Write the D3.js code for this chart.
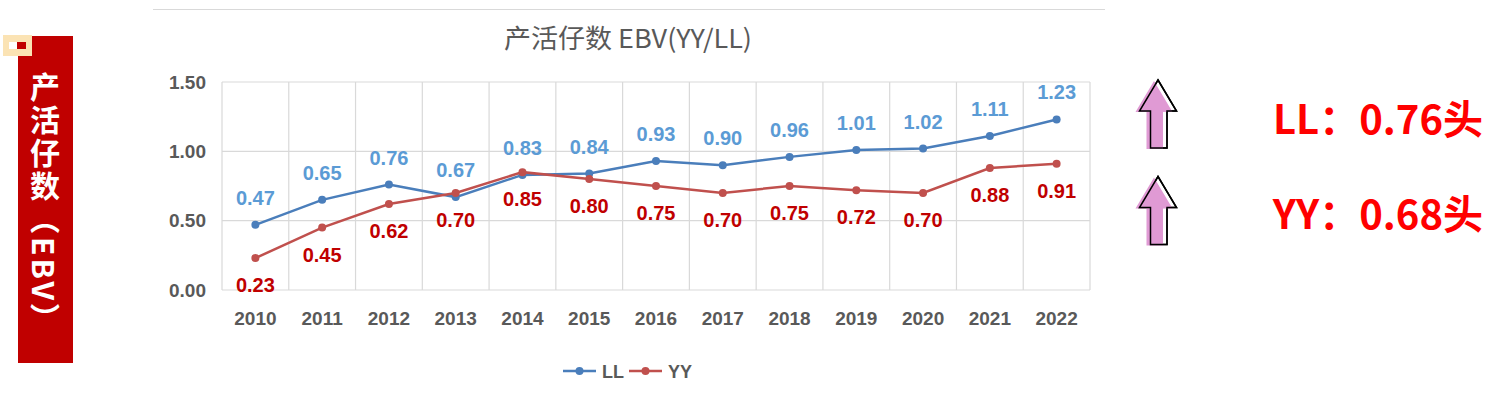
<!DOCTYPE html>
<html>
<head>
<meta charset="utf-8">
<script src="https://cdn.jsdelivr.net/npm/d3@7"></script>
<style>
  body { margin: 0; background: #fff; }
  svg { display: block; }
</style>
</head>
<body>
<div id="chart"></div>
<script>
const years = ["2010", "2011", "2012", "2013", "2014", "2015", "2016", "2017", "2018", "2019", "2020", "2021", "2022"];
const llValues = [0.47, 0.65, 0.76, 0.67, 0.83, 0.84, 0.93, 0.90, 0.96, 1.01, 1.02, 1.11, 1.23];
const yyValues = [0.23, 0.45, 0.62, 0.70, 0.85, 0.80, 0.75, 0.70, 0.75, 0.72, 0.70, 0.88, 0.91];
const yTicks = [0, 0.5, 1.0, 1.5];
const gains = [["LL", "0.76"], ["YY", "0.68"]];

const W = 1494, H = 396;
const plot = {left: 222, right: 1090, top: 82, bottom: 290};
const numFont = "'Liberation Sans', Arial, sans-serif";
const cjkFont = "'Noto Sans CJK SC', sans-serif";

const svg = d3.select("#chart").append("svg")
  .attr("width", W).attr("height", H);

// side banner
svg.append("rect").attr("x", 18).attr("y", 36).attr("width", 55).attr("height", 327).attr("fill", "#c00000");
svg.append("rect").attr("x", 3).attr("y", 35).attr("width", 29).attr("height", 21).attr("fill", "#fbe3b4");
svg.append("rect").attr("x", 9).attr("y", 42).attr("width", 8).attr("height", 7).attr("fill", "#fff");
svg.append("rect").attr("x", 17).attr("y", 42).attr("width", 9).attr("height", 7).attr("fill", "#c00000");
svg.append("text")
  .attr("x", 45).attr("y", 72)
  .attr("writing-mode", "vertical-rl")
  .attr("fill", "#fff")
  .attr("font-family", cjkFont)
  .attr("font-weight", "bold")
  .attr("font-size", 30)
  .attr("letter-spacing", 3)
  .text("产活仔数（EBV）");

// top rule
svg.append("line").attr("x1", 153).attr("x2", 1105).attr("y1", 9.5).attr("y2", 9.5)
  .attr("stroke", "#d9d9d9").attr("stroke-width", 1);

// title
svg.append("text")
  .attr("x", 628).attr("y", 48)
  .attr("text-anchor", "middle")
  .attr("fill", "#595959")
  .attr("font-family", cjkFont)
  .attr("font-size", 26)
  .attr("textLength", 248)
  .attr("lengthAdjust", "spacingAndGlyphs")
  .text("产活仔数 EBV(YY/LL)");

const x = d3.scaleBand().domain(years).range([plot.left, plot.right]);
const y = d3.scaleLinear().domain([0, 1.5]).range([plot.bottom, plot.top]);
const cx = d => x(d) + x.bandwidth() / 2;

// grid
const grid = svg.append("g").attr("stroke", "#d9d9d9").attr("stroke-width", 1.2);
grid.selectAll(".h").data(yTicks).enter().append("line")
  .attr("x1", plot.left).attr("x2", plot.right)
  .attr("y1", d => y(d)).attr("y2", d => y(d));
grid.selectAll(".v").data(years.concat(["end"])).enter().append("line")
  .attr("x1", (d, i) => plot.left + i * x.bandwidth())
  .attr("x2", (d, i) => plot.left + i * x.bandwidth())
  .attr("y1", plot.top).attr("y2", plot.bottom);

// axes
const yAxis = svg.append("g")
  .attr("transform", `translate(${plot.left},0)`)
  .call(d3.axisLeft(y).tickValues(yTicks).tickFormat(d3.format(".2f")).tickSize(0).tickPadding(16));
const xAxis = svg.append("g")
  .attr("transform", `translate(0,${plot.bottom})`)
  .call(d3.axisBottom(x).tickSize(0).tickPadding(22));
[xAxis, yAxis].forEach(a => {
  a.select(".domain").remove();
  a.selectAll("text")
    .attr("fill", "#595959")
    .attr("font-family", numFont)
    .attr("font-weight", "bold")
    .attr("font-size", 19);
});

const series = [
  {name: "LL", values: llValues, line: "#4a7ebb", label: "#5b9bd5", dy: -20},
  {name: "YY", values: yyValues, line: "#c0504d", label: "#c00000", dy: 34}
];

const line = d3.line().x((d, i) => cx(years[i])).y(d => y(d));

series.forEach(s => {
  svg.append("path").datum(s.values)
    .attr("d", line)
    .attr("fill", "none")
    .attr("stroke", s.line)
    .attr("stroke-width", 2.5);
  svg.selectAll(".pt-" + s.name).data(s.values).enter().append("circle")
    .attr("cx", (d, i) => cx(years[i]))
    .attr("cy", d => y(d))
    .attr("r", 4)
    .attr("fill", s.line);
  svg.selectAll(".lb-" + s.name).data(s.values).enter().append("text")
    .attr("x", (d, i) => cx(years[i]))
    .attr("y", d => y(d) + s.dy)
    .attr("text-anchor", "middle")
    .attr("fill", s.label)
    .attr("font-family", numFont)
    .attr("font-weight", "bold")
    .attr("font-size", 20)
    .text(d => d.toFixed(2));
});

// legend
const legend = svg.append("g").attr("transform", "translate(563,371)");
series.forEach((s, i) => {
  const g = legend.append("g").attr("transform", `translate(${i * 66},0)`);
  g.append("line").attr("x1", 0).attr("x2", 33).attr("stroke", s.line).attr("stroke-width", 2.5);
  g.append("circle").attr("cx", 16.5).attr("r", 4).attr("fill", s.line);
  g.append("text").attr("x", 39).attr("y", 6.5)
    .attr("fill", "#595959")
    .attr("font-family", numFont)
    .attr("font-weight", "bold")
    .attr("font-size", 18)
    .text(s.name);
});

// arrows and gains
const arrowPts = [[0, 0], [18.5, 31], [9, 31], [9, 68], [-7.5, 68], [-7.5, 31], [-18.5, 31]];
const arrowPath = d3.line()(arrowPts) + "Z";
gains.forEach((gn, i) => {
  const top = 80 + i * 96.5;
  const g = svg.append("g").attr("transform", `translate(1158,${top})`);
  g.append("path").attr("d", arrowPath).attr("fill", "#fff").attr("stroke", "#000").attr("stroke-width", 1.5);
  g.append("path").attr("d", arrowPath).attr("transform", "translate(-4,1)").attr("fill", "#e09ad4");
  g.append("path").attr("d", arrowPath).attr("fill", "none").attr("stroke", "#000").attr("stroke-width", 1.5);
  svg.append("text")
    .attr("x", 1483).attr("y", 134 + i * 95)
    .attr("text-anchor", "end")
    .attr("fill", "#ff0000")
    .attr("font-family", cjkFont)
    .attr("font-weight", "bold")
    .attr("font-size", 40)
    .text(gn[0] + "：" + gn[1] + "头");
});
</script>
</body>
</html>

•••••

_REQUIREMENT_: Restate the whole of the material word for word without the pictures.

_EXERCISE SOLUTION_:
Write the D3.js code for this chart.
<!DOCTYPE html>
<html>
<head>
<meta charset="utf-8">
<script src="https://cdn.jsdelivr.net/npm/d3@7"></script>
<style>
  body { margin: 0; background: #fff; }
  svg { display: block; }
</style>
</head>
<body>
<div id="chart"></div>
<script>
const years = ["2010", "2011", "2012", "2013", "2014", "2015", "2016", "2017", "2018", "2019", "2020", "2021", "2022"];
const llValues = [0.47, 0.65, 0.76, 0.67, 0.83, 0.84, 0.93, 0.90, 0.96, 1.01, 1.02, 1.11, 1.23];
const yyValues = [0.23, 0.45, 0.62, 0.70, 0.85, 0.80, 0.75, 0.70, 0.75, 0.72, 0.70, 0.88, 0.91];
const yTicks = [0, 0.5, 1.0, 1.5];
const gains = [["LL", "0.76"], ["YY", "0.68"]];

const W = 1494, H = 396;
const plot = {left: 222, right: 1090, top: 82, bottom: 290};
const numFont = "'Liberation Sans', Arial, sans-serif";
const cjkFont = "'Noto Sans CJK SC', sans-serif";

const svg = d3.select("#chart").append("svg")
  .attr("width", W).attr("height", H);

// side banner
svg.append("rect").attr("x", 18).attr("y", 36).attr("width", 55).attr("height", 327).attr("fill", "#c00000");
svg.append("rect").attr("x", 3).attr("y", 35).attr("width", 29).attr("height", 21).attr("fill", "#fbe3b4");
svg.append("rect").attr("x", 9).attr("y", 42).attr("width", 8).attr("height", 7).attr("fill", "#fff");
svg.append("rect").attr("x", 17).attr("y", 42).attr("width", 9).attr("height", 7).attr("fill", "#c00000");
svg.append("text")
  .attr("x", 45).attr("y", 72)
  .attr("writing-mode", "vertical-rl")
  .attr("fill", "#fff")
  .attr("font-family", cjkFont)
  .attr("font-weight", "bold")
  .attr("font-size", 30)
  .attr("letter-spacing", 3)
  .text("产活仔数（EBV）");

// top rule
svg.append("line").attr("x1", 153).attr("x2", 1105).attr("y1", 9.5).attr("y2", 9.5)
  .attr("stroke", "#d9d9d9").attr("stroke-width", 1);

// title
svg.append("text")
  .attr("x", 628).attr("y", 48)
  .attr("text-anchor", "middle")
  .attr("fill", "#595959")
  .attr("font-family", cjkFont)
  .attr("font-size", 26)
  .attr("textLength", 248)
  .attr("lengthAdjust", "spacingAndGlyphs")
  .text("产活仔数 EBV(YY/LL)");

const x = d3.scaleBand().domain(years).range([plot.left, plot.right]);
const y = d3.scaleLinear().domain([0, 1.5]).range([plot.bottom, plot.top]);
const cx = d => x(d) + x.bandwidth() / 2;

// grid
const grid = svg.append("g").attr("stroke", "#d9d9d9").attr("stroke-width", 1.2);
grid.selectAll(".h").data(yTicks).enter().append("line")
  .attr("x1", plot.left).attr("x2", plot.right)
  .attr("y1", d => y(d)).attr("y2", d => y(d));
grid.selectAll(".v").data(years.concat(["end"])).enter().append("line")
  .attr("x1", (d, i) => plot.left + i * x.bandwidth())
  .attr("x2", (d, i) => plot.left + i * x.bandwidth())
  .attr("y1", plot.top).attr("y2", plot.bottom);

// axes
const yAxis = svg.append("g")
  .attr("transform", `translate(${plot.left},0)`)
  .call(d3.axisLeft(y).tickValues(yTicks).tickFormat(d3.format(".2f")).tickSize(0).tickPadding(16));
const xAxis = svg.append("g")
  .attr("transform", `translate(0,${plot.bottom})`)
  .call(d3.axisBottom(x).tickSize(0).tickPadding(22));
[xAxis, yAxis].forEach(a => {
  a.select(".domain").remove();
  a.selectAll("text")
    .attr("fill", "#595959")
    .attr("font-family", numFont)
    .attr("font-weight", "bold")
    .attr("font-size", 19);
});

const series = [
  {name: "LL", values: llValues, line: "#4a7ebb", label: "#5b9bd5", dy: -20},
  {name: "YY", values: yyValues, line: "#c0504d", label: "#c00000", dy: 34}
];

const line = d3.line().x((d, i) => cx(years[i])).y(d => y(d));

series.forEach(s => {
  svg.append("path").datum(s.values)
    .attr("d", line)
    .attr("fill", "none")
    .attr("stroke", s.line)
    .attr("stroke-width", 2.5);
  svg.selectAll(".pt-" + s.name).data(s.values).enter().append("circle")
    .attr("cx", (d, i) => cx(years[i]))
    .attr("cy", d => y(d))
    .attr("r", 4)
    .attr("fill", s.line);
  svg.selectAll(".lb-" + s.name).data(s.values).enter().append("text")
    .attr("x", (d, i) => cx(years[i]))
    .attr("y", d => y(d) + s.dy)
    .attr("text-anchor", "middle")
    .attr("fill", s.label)
    .attr("font-family", numFont)
    .attr("font-weight", "bold")
    .attr("font-size", 20)
    .text(d => d.toFixed(2));
});

// legend
const legend = svg.append("g").attr("transform", "translate(563,371)");
series.forEach((s, i) => {
  const g = legend.append("g").attr("transform", `translate(${i * 66},0)`);
  g.append("line").attr("x1", 0).attr("x2", 33).attr("stroke", s.line).attr("stroke-width", 2.5);
  g.append("circle").attr("cx", 16.5).attr("r", 4).attr("fill", s.line);
  g.append("text").attr("x", 39).attr("y", 6.5)
    .attr("fill", "#595959")
    .attr("font-family", numFont)
    .attr("font-weight", "bold")
    .attr("font-size", 18)
    .text(s.name);
});

// arrows and gains
const arrowPts = [[0, 0], [18.5, 31], [9, 31], [9, 68], [-7.5, 68], [-7.5, 31], [-18.5, 31]];
const arrowPath = d3.line()(arrowPts) + "Z";
gains.forEach((gn, i) => {
  const top = 80 + i * 96.5;
  const g = svg.append("g").attr("transform", `translate(1158,${top})`);
  g.append("path").attr("d", arrowPath).attr("fill", "#fff").attr("stroke", "#000").attr("stroke-width", 1.5);
  g.append("path").attr("d", arrowPath).attr("transform", "translate(-4,1)").attr("fill", "#e09ad4");
  g.append("path").attr("d", arrowPath).attr("fill", "none").attr("stroke", "#000").attr("stroke-width", 1.5);
  svg.append("text")
    .attr("x", 1483).attr("y", 134 + i * 95)
    .attr("text-anchor", "end")
    .attr("fill", "#ff0000")
    .attr("font-family", cjkFont)
    .attr("font-weight", "bold")
    .attr("font-size", 40)
    .text(gn[0] + "：" + gn[1] + "头");
});
</script>
</body>
</html>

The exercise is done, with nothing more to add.